Friday 26 February 2021

Public prosecutor probes ABN Amro board over money laundering compliance


The public prosecution office is close to a multi-million euro out of court settlement with ABN Amro for failing to prevent large-scale money laundering at the bank but is also looking into the criminal prosecution of individuals, among them former CEO Gerrit Zalm, the Financieele Dagblad reported on Wednesday.

Sources close to the justice ministry told the paper that the bank is yet to formally confirm the version of events presented by the public prosecutor but that a settlement is all but completed.

It is expected that the bank will have to pay a fine running into the hundreds of millions of euros, the paper said. It will also have to submit to close monitoring of practices to  by the Dutch national bank DNB.

The public prosecution department also wants to establish if board members and the then-chairman Gerrit Zalm can be held personally responsible and charged for breaking laws on money laundering and financing terrorist activity which took place on their watch.

The focus of the investigation, which started in 2019, is on the period between 2013 and 2018 when most of the illegal transactions are thought to have taken place. Zalm was in charge of the bank for the whole of the period.

The settlement does not exclude the possibility of the prosecution of individuals as was the case in the ING money laundering scandal. The record €775m out of court settlement reached with ING for similar failings was widely criticised because bankers were perceived to have been let off. There was similar criticism after the Rabobank Libor interest rate scandal.

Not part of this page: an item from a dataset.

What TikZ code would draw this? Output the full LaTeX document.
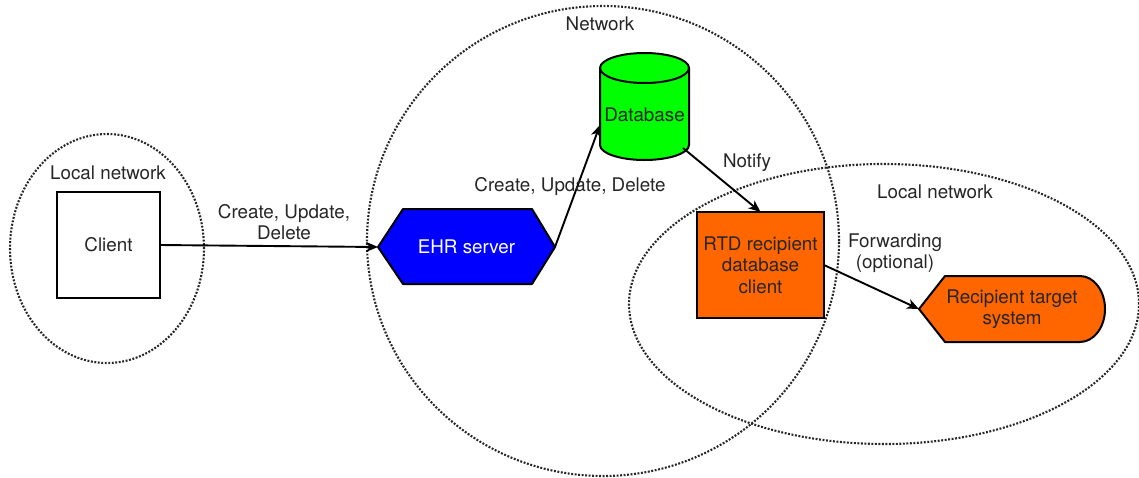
\documentclass[tikz,border=0pt]{standalone}
\usepackage{fontspec}
\setmainfont{TeX Gyre Heros}
\usetikzlibrary{arrows.meta,calc}
\definecolor{txt}{HTML}{262626}
\definecolor{orng}{HTML}{FF6600}
\definecolor{grn}{HTML}{00FF00}
\definecolor{blu}{HTML}{0000FF}
\tikzset{
  lbl/.style={font=\fontsize{18.8pt}{21.5pt}\selectfont, text=txt, align=center, inner sep=0pt},
  zone/.style={draw=black!85, line width=2.1pt, dash pattern=on 1.9pt off 1.6pt},
  shp/.style={draw=black, line width=2pt, line join=round},
  arr/.style={draw=black, line width=1.9pt, -{Stealth[length=12pt,width=10pt,inset=3.5pt]}},
}
\begin{document}
\begin{tikzpicture}[x=1pt,y=-1pt]
\fill[white] (0,0) rectangle (1139,477);
\useasboundingbox (0,0) rectangle (1139,477);
% zones
\draw[zone] (107,248.5) ellipse [x radius=97pt, y radius=114.5pt];
\draw[zone] (603,241) ellipse [x radius=236pt, y radius=235pt];
\draw[zone] (884,304) ellipse [x radius=255pt, y radius=140pt];
% shapes
\draw[shp, fill=blu] (378,247) -- (403,209) -- (532,209) -- (555,247) -- (532,284) -- (403,284) -- cycle;
\draw[shp, fill=grn] (600,68) -- (600,145) arc[start angle=180, end angle=360, x radius=44.5pt, y radius=15pt]
   -- (689,68) arc[start angle=0, end angle=180, x radius=44.5pt, y radius=15pt] -- cycle;
\draw[shp] (600,68) arc[start angle=180, end angle=360, x radius=44.5pt, y radius=15pt];
\draw[shp, fill=orng] (919,309) -- (945,276) -- (1080,276) arc[start angle=90, end angle=-90, x radius=25pt, y radius=33pt] -- (945,342) -- cycle;
% nodes
\node[lbl] (lnl) at (108,173) {Local network};
\node[lbl] (net) at (600,24) {Network};
\node[lbl] (lnr) at (935,192) {Local network};
\node[lbl, draw=black, line width=2pt, minimum width=103pt, minimum height=106pt, outer sep=0pt] (client) at (108.5,245) {Client};
\node[lbl, text=white, minimum width=177pt, minimum height=75pt, outer sep=0pt] (ehr) at (466.5,247) {EHR server};
\node[minimum width=89pt, minimum height=107pt, inner sep=0pt, outer sep=0pt] (db) at (644.5,106.5) {};
\node[lbl] (dbt) at (644.5,115) {Database};
\node[lbl, draw=black, fill=orng, line width=2pt, minimum width=127pt, minimum height=106pt, outer sep=0pt] (rtd) at (760.5,265) {RTD recipient\\database\\client};
\node[lbl, minimum width=186pt, minimum height=66pt, outer sep=0pt] (rec) at (1012,309) {Recipient target\\system};
% connectors
\draw[arr] (client.east) -- (ehr.west);
\draw[arr] (ehr.east) -- ($(db.west)+(0,18.5)$);
\draw[arr] ($(db.south east)+(-6,-12)$) -- (rtd.north);
\draw[arr] (rtd.east) -- (rec.west);
% connector labels
\node[lbl] (l1) at (284,222) {Create, Update,\\Delete};
\node[lbl] (l2) at (570,187) {Create, Update, Delete};
\node[lbl] (l3) at (747,163) {Notify};
\node[lbl] (l4) at (895,253) {Forwarding\\(optional)};
\end{tikzpicture}
\end{document}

However, ING CEO Ralph Hamers may now face charges after a court ruled in favour of an appeal launched by campaign group Sobi.

Whether Zalm and other board members, or indeed Hamers, will be prosecuted is a moot point, insiders told the paper. The justice department will have to prove not only that they knew what was going on but that they turned a blind eye.

‘To prove that a person is guilty of actively doing something is one thing, but to prove he has actively neglected to do something is incredibly hard,’ one source told the paper.

ABN Amro and lawyers representing some of Zalm’s team have declined to comment on the claims, the FD said.